Todo este ejemplo de grandeza tenía que molestar a los fariseos y saduceos, que buscaban aparecer como los guías del pueblo elegido, mientras negociaban con el imperio para conservar sus privilegios en una vida holgada, sin perder oportunidad para someter al predicador a través de las leyes y las costumbres del Templo, pero sin ninguna poesía ni inspiración superior para enfrentarse a un hombre que sólo se defendía con la verdad y la libertad. Dos atributos que se convierten en uno, al que el hijo del carpintero se refería siempre como su Padre, y de quien decía recibir toda potestad en la tierra y en el cielo.
Al iniciarse el tiempo estipulado de su predicación, se retiró por cuarenta días al desierto, para limpiar su cuerpo físico y el astral, a través de una ascesis que lo enfrentó con su mayor enemigo, el príncipe de este mundo, quien lo tentó de todas las formas con los bienes terrenales, para que desistiera de su propósito de cortar las ataduras que esclavizan al hombre en este plano, en favor de una providencia que solamente se alcanza si se asume la entrega total de sí mismo en las manos del Padre.

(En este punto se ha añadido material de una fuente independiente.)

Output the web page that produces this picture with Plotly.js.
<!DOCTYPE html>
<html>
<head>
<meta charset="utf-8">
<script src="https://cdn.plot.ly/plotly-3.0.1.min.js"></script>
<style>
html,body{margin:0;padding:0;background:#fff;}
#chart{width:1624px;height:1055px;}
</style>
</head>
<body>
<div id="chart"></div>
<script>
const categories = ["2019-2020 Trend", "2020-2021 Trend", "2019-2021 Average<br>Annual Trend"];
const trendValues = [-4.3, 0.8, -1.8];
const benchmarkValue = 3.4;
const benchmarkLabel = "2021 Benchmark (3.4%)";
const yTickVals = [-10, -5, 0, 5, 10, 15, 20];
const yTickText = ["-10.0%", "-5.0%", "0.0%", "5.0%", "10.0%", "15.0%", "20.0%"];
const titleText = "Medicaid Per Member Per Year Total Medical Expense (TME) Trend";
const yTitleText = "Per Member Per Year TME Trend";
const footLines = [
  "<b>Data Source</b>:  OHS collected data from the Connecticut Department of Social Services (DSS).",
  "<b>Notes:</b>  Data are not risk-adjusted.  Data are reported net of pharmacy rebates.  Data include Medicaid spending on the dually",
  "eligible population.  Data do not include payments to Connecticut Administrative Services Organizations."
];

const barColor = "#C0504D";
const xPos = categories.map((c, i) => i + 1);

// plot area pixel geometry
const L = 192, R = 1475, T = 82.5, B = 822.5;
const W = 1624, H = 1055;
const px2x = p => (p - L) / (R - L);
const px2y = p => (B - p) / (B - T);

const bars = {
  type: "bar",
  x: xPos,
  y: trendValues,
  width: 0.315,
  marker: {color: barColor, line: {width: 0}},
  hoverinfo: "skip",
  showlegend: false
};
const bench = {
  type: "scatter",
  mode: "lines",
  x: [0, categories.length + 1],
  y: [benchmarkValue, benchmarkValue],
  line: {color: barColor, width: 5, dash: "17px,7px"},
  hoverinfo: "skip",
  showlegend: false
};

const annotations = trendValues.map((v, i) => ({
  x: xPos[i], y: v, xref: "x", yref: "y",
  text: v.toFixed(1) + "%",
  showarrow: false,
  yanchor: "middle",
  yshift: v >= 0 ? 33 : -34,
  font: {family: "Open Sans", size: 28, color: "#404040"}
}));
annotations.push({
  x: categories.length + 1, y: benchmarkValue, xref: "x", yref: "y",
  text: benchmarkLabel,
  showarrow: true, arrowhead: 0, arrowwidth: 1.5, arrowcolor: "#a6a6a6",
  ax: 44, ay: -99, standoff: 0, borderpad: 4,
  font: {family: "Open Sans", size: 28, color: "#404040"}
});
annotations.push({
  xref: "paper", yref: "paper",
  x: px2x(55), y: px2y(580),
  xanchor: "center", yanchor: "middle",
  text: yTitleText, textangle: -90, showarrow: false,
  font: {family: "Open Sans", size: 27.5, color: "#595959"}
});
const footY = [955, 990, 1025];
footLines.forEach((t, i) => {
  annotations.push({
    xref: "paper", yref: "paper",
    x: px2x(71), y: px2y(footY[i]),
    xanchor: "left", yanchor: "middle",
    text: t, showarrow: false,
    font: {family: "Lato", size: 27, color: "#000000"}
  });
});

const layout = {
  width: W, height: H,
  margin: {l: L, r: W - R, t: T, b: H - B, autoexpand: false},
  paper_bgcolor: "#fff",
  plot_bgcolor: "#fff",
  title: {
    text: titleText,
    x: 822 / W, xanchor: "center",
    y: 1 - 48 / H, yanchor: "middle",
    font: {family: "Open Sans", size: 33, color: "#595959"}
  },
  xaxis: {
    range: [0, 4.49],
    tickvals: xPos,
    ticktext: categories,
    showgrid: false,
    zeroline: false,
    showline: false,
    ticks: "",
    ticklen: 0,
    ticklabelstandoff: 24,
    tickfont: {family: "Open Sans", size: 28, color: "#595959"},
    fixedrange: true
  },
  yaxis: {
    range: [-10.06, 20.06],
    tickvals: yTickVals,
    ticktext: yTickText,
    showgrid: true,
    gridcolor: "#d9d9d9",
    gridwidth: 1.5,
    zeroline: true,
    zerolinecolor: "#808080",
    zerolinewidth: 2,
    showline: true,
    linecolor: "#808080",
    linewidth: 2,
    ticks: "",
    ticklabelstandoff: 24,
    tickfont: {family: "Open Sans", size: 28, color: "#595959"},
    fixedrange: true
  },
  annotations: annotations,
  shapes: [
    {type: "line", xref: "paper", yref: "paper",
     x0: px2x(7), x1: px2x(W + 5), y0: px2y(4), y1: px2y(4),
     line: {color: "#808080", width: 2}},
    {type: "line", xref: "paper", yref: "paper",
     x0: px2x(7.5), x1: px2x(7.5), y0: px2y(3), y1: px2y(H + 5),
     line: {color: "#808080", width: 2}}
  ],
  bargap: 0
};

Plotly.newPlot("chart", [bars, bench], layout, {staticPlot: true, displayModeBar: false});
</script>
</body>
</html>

Reunió a sus discípulos y brindaron muchas veces en una cena con pan ácimo, nueces, dátiles y cordero, para decirles al final del encuentro que su cercanía física ya no sería posible por más tiempo, pero que él les enviaría un paráclito con el que encontrarían el consuelo, antes de pasar ellos también a la mansión de su Padre, donde había morada para cada uno.

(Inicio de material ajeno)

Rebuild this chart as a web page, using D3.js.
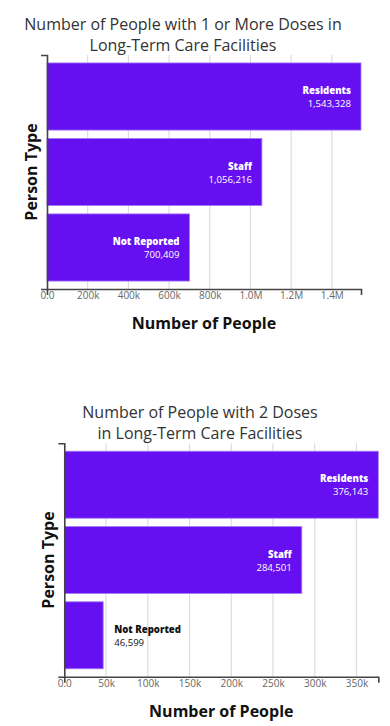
<!DOCTYPE html>
<html>
<head>
<meta charset="utf-8">
<script src="https://cdn.jsdelivr.net/npm/d3@7"></script>
<style>
  html, body { margin: 0; padding: 0; background: #fff; }
  svg { display: block; font-family: "Open Sans", "Noto Sans", sans-serif; }
</style>
</head>
<body>
<svg id="chart" width="390" height="726"></svg>
<script>
const categories = ["Residents", "Staff", "Not Reported"];
const oneDoseValues = [1543328, 1056216, 700409];
const twoDoseValues = [376143, 284501, 46599];
const oneDoseTicks = [0, 200000, 400000, 600000, 800000, 1000000, 1200000, 1400000];
const twoDoseTicks = [0, 50000, 100000, 150000, 200000, 250000, 300000, 350000];
const oneDoseTitle = ["Number of People with 1 or More Doses in", "Long-Term Care Facilities"];
const twoDoseTitle = ["Number of People with 2 Doses", "in Long-Term Care Facilities"];
const xAxisTitle = "Number of People";
const yAxisTitle = "Person Type";

const svg = d3.select("#chart");
const BAR = "#6610f2";
const fmtTick = d3.format(".2s");
const fmtVal = d3.format(",");

function drawChart(cfg) {
  const g = svg.append("g");
  const x = d3.scaleLinear().domain([0, d3.max(cfg.values)]).range([cfg.left, cfg.right]);
  const y = d3.scaleBand().domain(categories).range([cfg.top, cfg.bottom])
    .paddingInner(0.11).paddingOuter(0.105);

  // title (two separate lines)
  cfg.title.forEach((line, i) => {
    g.append("text").attr("text-anchor", "middle")
      .attr("font-size", 16).attr("fill", "#333")
      .attr("x", cfg.titleX).attr("y", cfg.titleY + i * 21.8).text(line);
  });

  // gridlines
  g.append("g").selectAll("line").data(cfg.ticks.filter(d => d > 0)).join("line")
    .attr("x1", d => x(d)).attr("x2", d => x(d))
    .attr("y1", cfg.top).attr("y2", cfg.bottom)
    .attr("stroke", "#dcdcdc").attr("stroke-width", 1.2);

  // bars
  g.append("g").selectAll("rect").data(categories).join("rect")
    .attr("x", x(0)).attr("y", d => y(d))
    .attr("width", (d, i) => x(cfg.values[i]) - x(0))
    .attr("height", y.bandwidth())
    .attr("fill", BAR).attr("stroke", "#a57df5").attr("stroke-width", 0.8);

  // labels
  categories.forEach((c, i) => {
    const v = cfg.values[i];
    const w = x(v) - x(0);
    const inside = w > 90;
    const cy = y(c) + y.bandwidth() / 2;
    const lx = inside ? x(v) - 10 : x(v) + 11;
    const anchor = inside ? "end" : "start";
    const col = inside ? "#fff" : "#111";
    g.append("text").attr("x", lx).attr("y", cy - 2.5).attr("text-anchor", anchor)
      .attr("font-size", 9.6).attr("font-weight", 800).attr("fill", col).text(c);
    g.append("text").attr("x", lx).attr("y", cy + 10.5).attr("text-anchor", anchor)
      .attr("font-size", 9.6).attr("fill", col).text(fmtVal(v));
  });

  // axes
  const xa = g.append("g").attr("transform", `translate(0,${cfg.bottom})`)
    .call(d3.axisBottom(x).tickValues(cfg.ticks).tickFormat(fmtTick).tickSizeInner(0).tickSizeOuter(6).tickPadding(3));
  xa.select(".domain").attr("stroke", "#444").attr("stroke-width", 1.6);
  xa.selectAll("text").attr("font-size", 10).attr("fill", "#666").attr("font-family", "Open Sans, sans-serif");

  const ya = g.append("g").attr("transform", `translate(${cfg.left},0)`)
    .call(d3.axisLeft(y).tickSizeInner(0).tickSizeOuter(6).tickFormat(""));
  ya.select(".domain").attr("stroke", "#444").attr("stroke-width", 1.6);

  // axis titles
  g.append("text").attr("x", (cfg.left + cfg.right) / 2).attr("y", cfg.bottom + 40)
    .attr("text-anchor", "middle").attr("font-size", 16).attr("font-weight", 700)
    .attr("fill", "#111").text(xAxisTitle);
  g.append("text")
    .attr("transform", `translate(${cfg.left - 10},${(cfg.top + cfg.bottom) / 2}) rotate(-90)`)
    .attr("text-anchor", "middle").attr("font-size", 16).attr("font-weight", 700)
    .attr("fill", "#111").text(yAxisTitle);
}

drawChart({
  values: oneDoseValues, ticks: oneDoseTicks, title: oneDoseTitle,
  left: 47, right: 361, top: 55, bottom: 289, titleX: 183, titleY: 29.5
});
drawChart({
  values: twoDoseValues, ticks: twoDoseTicks, title: twoDoseTitle,
  left: 64.3, right: 378.3, top: 443.3, bottom: 676.7, titleX: 200, titleY: 417.5
});
</script>
</body>
</html>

Esa misma noche subió al Monte de los Olivos y de tal modo pidió fuerza y coraje, que sudó sangre de su rostro, porque debía enfrentar su última prueba contando solamente con su fe y su condición humana, para que tuviera validez su sacrificio y todo fuera consumado. Ya antes había animado a uno de sus discípulos a que cumpliera la profecía de entregarlo, para de esa manera, ofrendarse a sí mismo como holocausto de redención, y establecer un ejemplo de suprema comprensión y humildad, ante un mundo que define sus normas a través de la violencia; y que se reconociera en la historia venidera, que el camino de ascensión es el ágape, o amor desinteresado, desprendido, que no se alimenta de lo que recibe, sino de lo que da.